To reach that conclusion, detailed this month in the Journal of Anthropological Archaeology, researchers looked at the settlement patterns of the pre-Columbian culture.
The Wari seemed to use a lighter touch when governing than leaders of the Inca Empire that rose to prominence around the 15th century. [ Photos: Tracing the Incan Empire ]
"The identification of limited Wari state power encourages a focus on colonization practices rather than an interpretation of strong provincial rule," said study lead author R. Alan Covey, an anthropologist at Dartmouth College in New Hampshire. "A 'colonization first' interpretation of early Wari expansion encourages the reconsideration of motivations for expansion, shifting from military conquest and economic exploitation of subject populations to issues such as demographic relief and strategic expansion of trade routes or natural resource access."
From their central city of Pikillacta, the Wari ruled much of present-day Peru between A.D. 600 and 1000. Though the ancient culture left no documents, thousands of archaeological sites, including untouched royal tombs, around Peru's Cusco Valley reveal much about their lives.

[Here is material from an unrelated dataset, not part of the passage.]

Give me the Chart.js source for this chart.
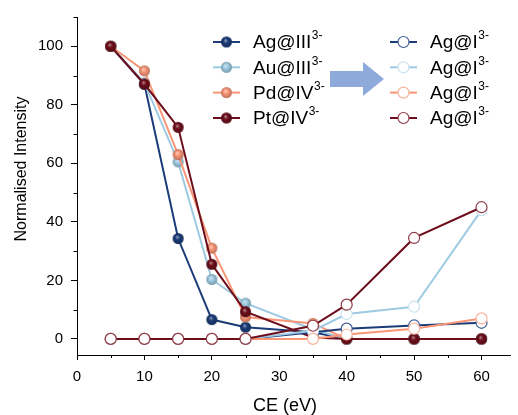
<!DOCTYPE html>
<html>
<head>
<meta charset="utf-8">
<script src="https://cdn.jsdelivr.net/npm/chart.js@4/dist/chart.umd.min.js"></script>
<style>
  html, body { margin: 0; padding: 0; background: #fff; }
  canvas { display: block; }
</style>
</head>
<body>
<canvas id="chart" width="518" height="415"></canvas>
<script>
// Collision energies (eV)
const collisionEnergy = [5, 10, 15, 20, 25, 35, 40, 50, 60];

// Precursor ions (filled markers), normalised intensity
const agIII = [100, 87.0, 34.3, 6.6, 4.0, 2.3, 0, 0, 0];
const auIII = [100, 87.5, 60.5, 20.3, 12.2, 3.2, 0, 0, 0];
const pdIV  = [100, 91.6, 63.0, 31.0, 7.5, 5.3, 0, 0, 0];
const ptIV  = [100, 87.1, 72.3, 25.5, 9.3, 0.5, 0, 0, 0];

// Ag@I product ions (open markers), one per precursor
const agIfromAg = [0, 0, 0, 0, 0, 2.3, 3.5, 4.6, 5.5];
const agIfromAu = [0, 0, 0, 0, 0, 2.8, 8.5, 11.0, 44.0];
const agIfromPd = [0, 0, 0, 0, 0, 0, 1.5, 3.5, 7.0];
const agIfromPt = [0, 0, 0, 0, 0, 4.5, 11.7, 34.5, 45.0];

// Axis ticks
const xTicks = [0, 10, 20, 30, 40, 50, 60];
const xMinorTicks = [5, 15, 25, 35, 45, 55];
const yTicks = [0, 20, 40, 60, 80, 100];
const yMinorTicks = [10, 30, 50, 70, 90, 110];

// Legend text
const precursorNames = ['Ag@III', 'Au@III', 'Pd@IV', 'Pt@IV'];
const productNames = ['Ag@I', 'Ag@I', 'Ag@I', 'Ag@I'];
const chargeLabel = '3-';
const xTitle = 'CE (eV)';
const yTitle = 'Normalised Intensity';

const FONT = 'Arial, "Liberation Sans", Helvetica, sans-serif';
const palette = ['#1b3c78', '#9ecbe3', '#f99676', '#6d0e1c'];
const ringColors = ['#3e5d93', '#c9e2ef', '#f8b49e', '#8d3b47'];
const MARKER_R = 5.5;

function mix(hex, target, t) {
  const n = parseInt(hex.slice(1), 16);
  const r = (n >> 16) & 255, g = (n >> 8) & 255, b = n & 255;
  const m = v => Math.round(v + (target - v) * t);
  return `rgb(${m(r)},${m(g)},${m(b)})`;
}

// Shaded sphere sprite for the filled markers
function ball(color, r) {
  const s = Math.ceil(r * 2 + 2);
  const c = document.createElement('canvas');
  c.width = c.height = s;
  const g = c.getContext('2d');
  const cx = s / 2, cy = s / 2;
  const grad = g.createRadialGradient(cx - r * 0.2, cy - r * 0.3, r * 0.05, cx, cy, r);
  grad.addColorStop(0, mix(color, 255, 0.5));
  grad.addColorStop(0.4, color);
  grad.addColorStop(1, mix(color, 0, 0.25));
  g.fillStyle = grad;
  g.beginPath();
  g.arc(cx, cy, r, 0, Math.PI * 2);
  g.fill();
  return c;
}
const balls = palette.map(c => ball(c, MARKER_R));

const toPoints = arr => collisionEnergy.map((x, i) => ({ x, y: arr[i] }));

const precursorSeries = [agIII, auIII, pdIV, ptIV];
const productSeries = [agIfromAg, agIfromAu, agIfromPd, agIfromPt];

const datasets = [];
precursorSeries.forEach((arr, i) => {
  datasets.push({
    label: precursorNames[i],
    data: toPoints(arr),
    borderColor: palette[i],
    borderWidth: 2,
    pointStyle: balls[i],
    pointRadius: MARKER_R,
    tension: 0,
    order: 8 - i
  });
});
productSeries.forEach((arr, i) => {
  datasets.push({
    label: productNames[i],
    data: toPoints(arr),
    borderColor: palette[i],
    borderWidth: 2,
    pointStyle: 'circle',
    pointRadius: MARKER_R,
    pointBackgroundColor: '#ffffff',
    pointBorderColor: ringColors[i],
    pointBorderWidth: 1.2,
    tension: 0,
    order: 4 - i
  });
});

// Minor tick marks on both axes
const minorTicks = {
  id: 'minorTicks',
  afterDraw(chart) {
    const { ctx, scales: { x, y }, chartArea } = chart;
    ctx.save();
    ctx.strokeStyle = '#000';
    ctx.lineWidth = 1;
    ctx.beginPath();
    xMinorTicks.forEach(v => {
      const px = Math.round(x.getPixelForValue(v)) + 0.5;
      ctx.moveTo(px, chartArea.bottom);
      ctx.lineTo(px, chartArea.bottom + 3);
    });
    yMinorTicks.forEach(v => {
      const py = Math.round(y.getPixelForValue(v)) + 0.5;
      ctx.moveTo(chartArea.left, py);
      ctx.lineTo(chartArea.left - 3.5, py);
    });
    ctx.stroke();
    ctx.restore();
  }
};

// Axis titles
const axisTitles = {
  id: 'axisTitles',
  afterDraw(chart) {
    const { ctx } = chart;
    ctx.save();
    ctx.fillStyle = '#000';
    ctx.textAlign = 'center';
    ctx.textBaseline = 'middle';
    ctx.font = `18px ${FONT}`;
    ctx.fillText(xTitle, 285, 406);
    ctx.translate(22, 169);
    ctx.rotate(-Math.PI / 2);
    ctx.font = `16px ${FONT}`;
    ctx.fillText(yTitle, 0, 0);
    ctx.restore();
  }
};

// Two-column legend with an arrow between the columns
const legendBlock = {
  id: 'legendBlock',
  afterDraw(chart) {
    const ctx = chart.ctx;
    const rows = [42, 67.3, 92.6, 118];
    const drawLabel = (text, x, y) => {
      ctx.font = `19px ${FONT}`;
      ctx.textAlign = 'left';
      ctx.textBaseline = 'middle';
      ctx.fillStyle = '#000';
      ctx.fillText(text, x, y + 1);
      const w = ctx.measureText(text).width;
      ctx.font = `12px ${FONT}`;
      ctx.fillText(chargeLabel, x + w + 0.5, y - 6);
    };
    ctx.save();
    rows.forEach((y, i) => {
      // precursor entry
      ctx.strokeStyle = palette[i];
      ctx.lineWidth = 2;
      ctx.beginPath();
      ctx.moveTo(213, y);
      ctx.lineTo(240, y);
      ctx.stroke();
      ctx.drawImage(balls[i], 226.5 - balls[i].width / 2, y - balls[i].height / 2);
      drawLabel(precursorNames[i], 253, y);

      // product entry
      ctx.strokeStyle = palette[i];
      ctx.lineWidth = 2;
      ctx.beginPath();
      ctx.moveTo(390, y);
      ctx.lineTo(417, y);
      ctx.stroke();
      ctx.beginPath();
      ctx.arc(403.5, y, MARKER_R, 0, Math.PI * 2);
      ctx.fillStyle = '#fff';
      ctx.fill();
      ctx.lineWidth = 1.2;
      ctx.strokeStyle = ringColors[i];
      ctx.stroke();
      drawLabel(productNames[i], 430, y);
    });

    // arrow
    ctx.fillStyle = '#8eaadb';
    ctx.beginPath();
    ctx.moveTo(330, 71);
    ctx.lineTo(363, 71);
    ctx.lineTo(363, 62);
    ctx.lineTo(384, 79);
    ctx.lineTo(363, 96);
    ctx.lineTo(363, 87);
    ctx.lineTo(330, 87);
    ctx.closePath();
    ctx.fill();
    ctx.restore();
  }
};

new Chart(document.getElementById('chart'), {
  type: 'line',
  data: { datasets },
  options: {
    responsive: false,
    devicePixelRatio: 1,
    animation: false,
    layout: { padding: { top: 14, right: 3, left: 0, bottom: 0 } },
    plugins: { legend: { display: false }, tooltip: { enabled: false } },
    elements: { line: { fill: false } },
    scales: {
      x: {
        type: 'linear',
        position: 'bottom',
        min: 0,
        max: 64.3,
        afterBuildTicks: s => { s.ticks = xTicks.map(v => ({ value: v })); },
        afterFit: s => { s.height = 60; },
        grid: { drawOnChartArea: false, drawTicks: true, tickLength: 5, tickColor: '#000' },
        border: { display: true, color: '#000', width: 1 },
        ticks: { color: '#000', font: { family: FONT, size: 15 }, padding: 8, maxRotation: 0, autoSkip: false }
      },
      y: {
        type: 'linear',
        min: -5.5,
        max: 110,
        afterBuildTicks: s => { s.ticks = yTicks.map(v => ({ value: v })); },
        afterFit: s => { s.width = 77; },
        grid: { drawOnChartArea: false, drawTicks: true, tickLength: 6, tickColor: '#000' },
        border: { display: true, color: '#000', width: 1 },
        ticks: { color: '#000', font: { family: FONT, size: 15 }, padding: 8, autoSkip: false }
      }
    }
  },
  plugins: [minorTicks, axisTitles, legendBlock]
});
</script>
</body>
</html>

Covey and his colleagues used archaeological surveys and geographic mapping to systematically analyze the land-use practices of the Wari across 1,000 square miles (2,600 square kilometers) at about 3,000 archaeological sites.

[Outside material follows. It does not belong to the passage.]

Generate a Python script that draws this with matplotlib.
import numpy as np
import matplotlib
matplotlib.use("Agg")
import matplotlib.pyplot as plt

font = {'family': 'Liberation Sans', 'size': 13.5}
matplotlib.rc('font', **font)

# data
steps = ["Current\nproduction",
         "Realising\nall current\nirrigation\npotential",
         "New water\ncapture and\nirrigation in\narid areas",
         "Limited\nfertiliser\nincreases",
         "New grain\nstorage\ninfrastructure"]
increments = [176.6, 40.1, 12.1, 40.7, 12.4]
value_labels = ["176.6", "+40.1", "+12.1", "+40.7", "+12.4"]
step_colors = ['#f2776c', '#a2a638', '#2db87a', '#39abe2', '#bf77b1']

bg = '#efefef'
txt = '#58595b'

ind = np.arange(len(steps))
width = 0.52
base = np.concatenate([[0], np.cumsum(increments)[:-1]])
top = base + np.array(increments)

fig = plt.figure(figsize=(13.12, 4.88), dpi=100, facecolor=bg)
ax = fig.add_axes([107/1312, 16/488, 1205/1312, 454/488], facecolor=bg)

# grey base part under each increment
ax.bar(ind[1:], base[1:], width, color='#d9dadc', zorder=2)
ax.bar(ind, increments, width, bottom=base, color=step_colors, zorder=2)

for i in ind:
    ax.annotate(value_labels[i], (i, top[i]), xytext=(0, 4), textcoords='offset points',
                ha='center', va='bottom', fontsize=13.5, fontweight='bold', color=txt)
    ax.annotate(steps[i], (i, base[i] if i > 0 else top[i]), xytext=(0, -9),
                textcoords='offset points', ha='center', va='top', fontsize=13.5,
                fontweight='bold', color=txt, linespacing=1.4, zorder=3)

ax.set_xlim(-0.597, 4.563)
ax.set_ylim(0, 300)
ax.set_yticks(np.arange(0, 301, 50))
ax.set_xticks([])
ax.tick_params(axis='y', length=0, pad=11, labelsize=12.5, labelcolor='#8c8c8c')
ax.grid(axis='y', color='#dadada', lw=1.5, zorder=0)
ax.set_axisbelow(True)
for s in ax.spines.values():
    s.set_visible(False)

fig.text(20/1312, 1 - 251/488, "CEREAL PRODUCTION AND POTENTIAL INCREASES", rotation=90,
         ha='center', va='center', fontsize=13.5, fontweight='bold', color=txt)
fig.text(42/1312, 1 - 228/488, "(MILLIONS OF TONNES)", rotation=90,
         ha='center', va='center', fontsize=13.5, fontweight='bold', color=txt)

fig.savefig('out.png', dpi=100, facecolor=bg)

The team found that, rather than radiating out in a continuous circle from Pikillacta, a huge city with massive investment, the Wari area of rule was patchier. Ceramics from many of the sites show the Wari cultural influence was often limited and indirect.
The findings suggest the Wari, unlike their descendants the Incas, weren't quite able to bring colonies directly under their rule.
Instead, the Wari likely expanded when trade routes opened or when they needed access to specific natural resources, the study suggests.